• Provided material:

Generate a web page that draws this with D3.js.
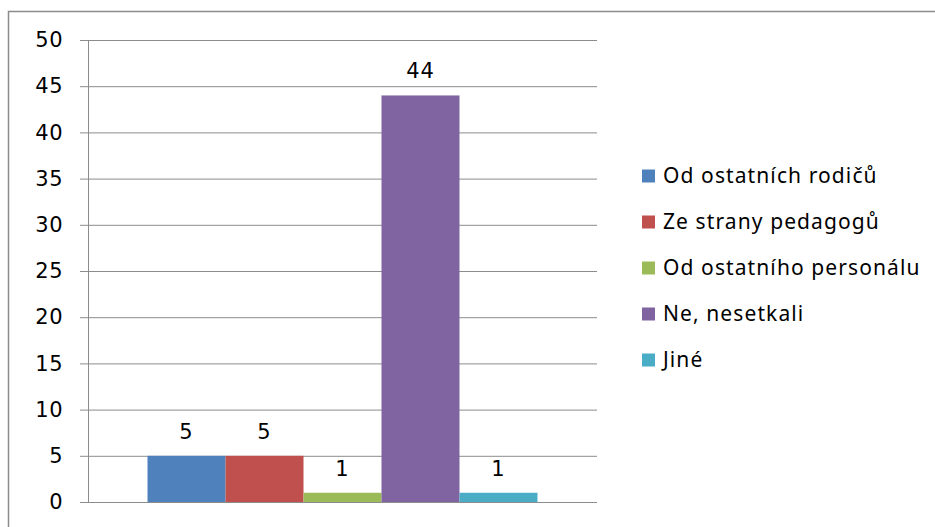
<!DOCTYPE html>
<html><head><meta charset="utf-8">
<script src="https://cdn.jsdelivr.net/npm/d3@7"></script>
<style>body{margin:0;background:#fff;} svg{display:block;}</style>
</head><body>
<svg id="c" width="935" height="527"></svg>
<script>
(function(){
const categories = [""];
const seriesNames = ["Od ostatních rodičů","Ze strany pedagogů","Od ostatního personálu","Ne, nesetkali","Jiné"];
const seriesValues = [5,5,1,44,1];
const seriesColors = ["#4F81BD","#C0504D","#9BBB59","#8064A2","#4BACC6"];
const yTicks = [0,5,10,15,20,25,30,35,40,45,50];

const svg = d3.select("#c");
const font = "'Noto Sans', 'DejaVu Sans', sans-serif";
const numFont = "'DejaVu Sans', sans-serif";

// outer frame
svg.append("rect").attr("x",8.5).attr("y",11.5).attr("width",1000).attr("height",1000)
  .attr("fill","#fff").attr("stroke","#8c8c8c").attr("stroke-width",1.5);

const pLeft=88, pRight=597, pTop=40, pBottom=502;
const y = d3.scaleLinear().domain([0,50]).range([pBottom, pTop]);
const x0 = d3.scaleBand().domain(categories).range([pLeft,pRight]).padding(0);
const x1 = d3.scaleBand().domain(seriesNames).range([0, x0.bandwidth()]).paddingInner(0).paddingOuter(0.763);

// gridlines + ticks
const yAxis = d3.axisLeft(y).tickValues(yTicks).tickSize(-(pRight-pLeft)).tickPadding(25).tickSizeOuter(0);
const ga = svg.append("g").attr("transform",`translate(${pLeft},0)`).call(yAxis);
ga.select(".domain").remove();
ga.selectAll(".tick line").attr("stroke","#8c8c8c").attr("x1",-8);
ga.selectAll(".tick text").attr("font-family",numFont).attr("font-size",21).attr("fill","#000").attr("letter-spacing",0.5);
svg.append("line").attr("x1",pLeft+0.5).attr("x2",pLeft+0.5).attr("y1",pTop).attr("y2",pBottom)
  .attr("stroke","#8c8c8c");

// bars
const g = svg.append("g");
categories.forEach(cat=>{
  seriesNames.forEach((s,i)=>{
    const bx = x0(cat)+x1(s);
    g.append("rect").attr("x",bx).attr("y",y(seriesValues[i]))
      .attr("width",x1.bandwidth()).attr("height",y(0)-y(seriesValues[i]))
      .attr("fill",seriesColors[i]);
    g.append("text").attr("x",bx+x1.bandwidth()/2).attr("y",y(seriesValues[i])-17)
      .attr("text-anchor","middle").attr("font-family",numFont).attr("font-size",21)
      .attr("letter-spacing",1).attr("fill","#000").text(seriesValues[i]);
  });
});

// legend
const lg = svg.append("g");
seriesNames.forEach((s,i)=>{
  const cy = 176 + i*46;
  lg.append("rect").attr("x",642).attr("y",cy-6.5).attr("width",13).attr("height",13).attr("fill",seriesColors[i]);
  lg.append("text").attr("x",663).attr("y",cy).attr("dy","0.35em")
    .attr("font-family",font).attr("font-size",21).attr("letter-spacing",1.1).attr("fill","#000").text(s);
});
})();
</script>
</body></html>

• Exercise instructions:
Retype each line of the listing above word for word. Exclude the pictures.

• The completed task:
Generate a web page that draws this with D3.js.
<!DOCTYPE html>
<html><head><meta charset="utf-8">
<script src="https://cdn.jsdelivr.net/npm/d3@7"></script>
<style>body{margin:0;background:#fff;} svg{display:block;}</style>
</head><body>
<svg id="c" width="935" height="527"></svg>
<script>
(function(){
const categories = [""];
const seriesNames = ["Od ostatních rodičů","Ze strany pedagogů","Od ostatního personálu","Ne, nesetkali","Jiné"];
const seriesValues = [5,5,1,44,1];
const seriesColors = ["#4F81BD","#C0504D","#9BBB59","#8064A2","#4BACC6"];
const yTicks = [0,5,10,15,20,25,30,35,40,45,50];

const svg = d3.select("#c");
const font = "'Noto Sans', 'DejaVu Sans', sans-serif";
const numFont = "'DejaVu Sans', sans-serif";

// outer frame
svg.append("rect").attr("x",8.5).attr("y",11.5).attr("width",1000).attr("height",1000)
  .attr("fill","#fff").attr("stroke","#8c8c8c").attr("stroke-width",1.5);

const pLeft=88, pRight=597, pTop=40, pBottom=502;
const y = d3.scaleLinear().domain([0,50]).range([pBottom, pTop]);
const x0 = d3.scaleBand().domain(categories).range([pLeft,pRight]).padding(0);
const x1 = d3.scaleBand().domain(seriesNames).range([0, x0.bandwidth()]).paddingInner(0).paddingOuter(0.763);

// gridlines + ticks
const yAxis = d3.axisLeft(y).tickValues(yTicks).tickSize(-(pRight-pLeft)).tickPadding(25).tickSizeOuter(0);
const ga = svg.append("g").attr("transform",`translate(${pLeft},0)`).call(yAxis);
ga.select(".domain").remove();
ga.selectAll(".tick line").attr("stroke","#8c8c8c").attr("x1",-8);
ga.selectAll(".tick text").attr("font-family",numFont).attr("font-size",21).attr("fill","#000").attr("letter-spacing",0.5);
svg.append("line").attr("x1",pLeft+0.5).attr("x2",pLeft+0.5).attr("y1",pTop).attr("y2",pBottom)
  .attr("stroke","#8c8c8c");

// bars
const g = svg.append("g");
categories.forEach(cat=>{
  seriesNames.forEach((s,i)=>{
    const bx = x0(cat)+x1(s);
    g.append("rect").attr("x",bx).attr("y",y(seriesValues[i]))
      .attr("width",x1.bandwidth()).attr("height",y(0)-y(seriesValues[i]))
      .attr("fill",seriesColors[i]);
    g.append("text").attr("x",bx+x1.bandwidth()/2).attr("y",y(seriesValues[i])-17)
      .attr("text-anchor","middle").attr("font-family",numFont).attr("font-size",21)
      .attr("letter-spacing",1).attr("fill","#000").text(seriesValues[i]);
  });
});

// legend
const lg = svg.append("g");
seriesNames.forEach((s,i)=>{
  const cy = 176 + i*46;
  lg.append("rect").attr("x",642).attr("y",cy-6.5).attr("width",13).attr("height",13).attr("fill",seriesColors[i]);
  lg.append("text").attr("x",663).attr("y",cy).attr("dy","0.35em")
    .attr("font-family",font).attr("font-size",21).attr("letter-spacing",1.1).attr("fill","#000").text(s);
});
})();
</script>
</body></html>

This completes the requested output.